This Meiji-period woodblock print depicts one of the foundational scenes of Japanese mythology: Amaterasu-Omikami, the sun goddess, emerging from the cave (Ama-no-Iwato) where she had hidden herself after a dispute with her brother Susanoo. The other kami stand outside in supplication; the goddess Ame-no-Uzume dances on an overturned tub; Tajikarao, the strong-armed god, prepares to pull the rock away. The myth is the central foundational episode of the Kojiki and Nihon Shoki — the two oldest extant Japanese chronicles, compiled in 712 and 720 CE respectively.
Amaterasu is the imperial ancestor in Japanese state mythology. The Japanese imperial line traces its descent from her through her grandson Ninigi-no-Mikoto who descended to Japan; the Yata-no-Kagami mirror enshrined at the Ise Grand Shrine is the physical relic she gave to her descendants. Throughout the late nineteenth and early twentieth centuries the Meiji state systematized Amaterasu's mythological role into State Shinto, the official religion that would underwrite Japanese imperial ideology until 1945.

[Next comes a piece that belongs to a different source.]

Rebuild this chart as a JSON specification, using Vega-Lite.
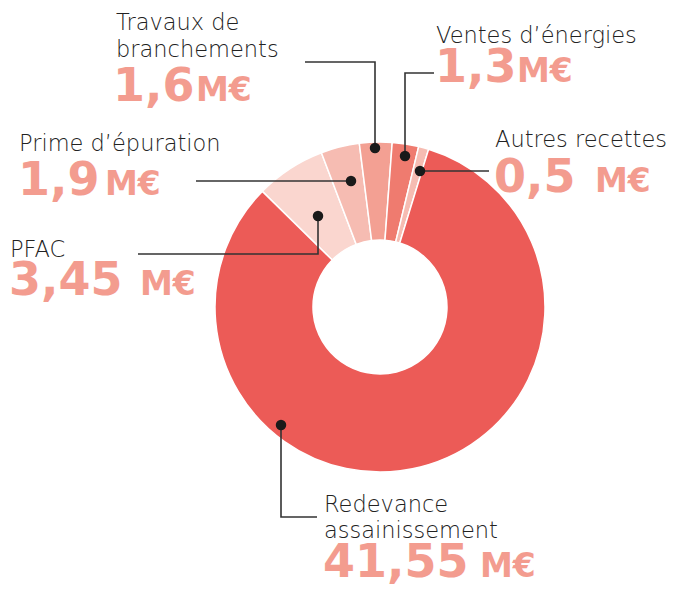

This woodblock print is among the many Meiji-era reproductions of classical Shinto mythology that circulated as state-sponsored visual education. The cave-emergence scene is the single most-illustrated episode of the Japanese mythological corpus across thirteen centuries of art, comparable in cultural anchoring to the Annunciation in Western European Christian iconography.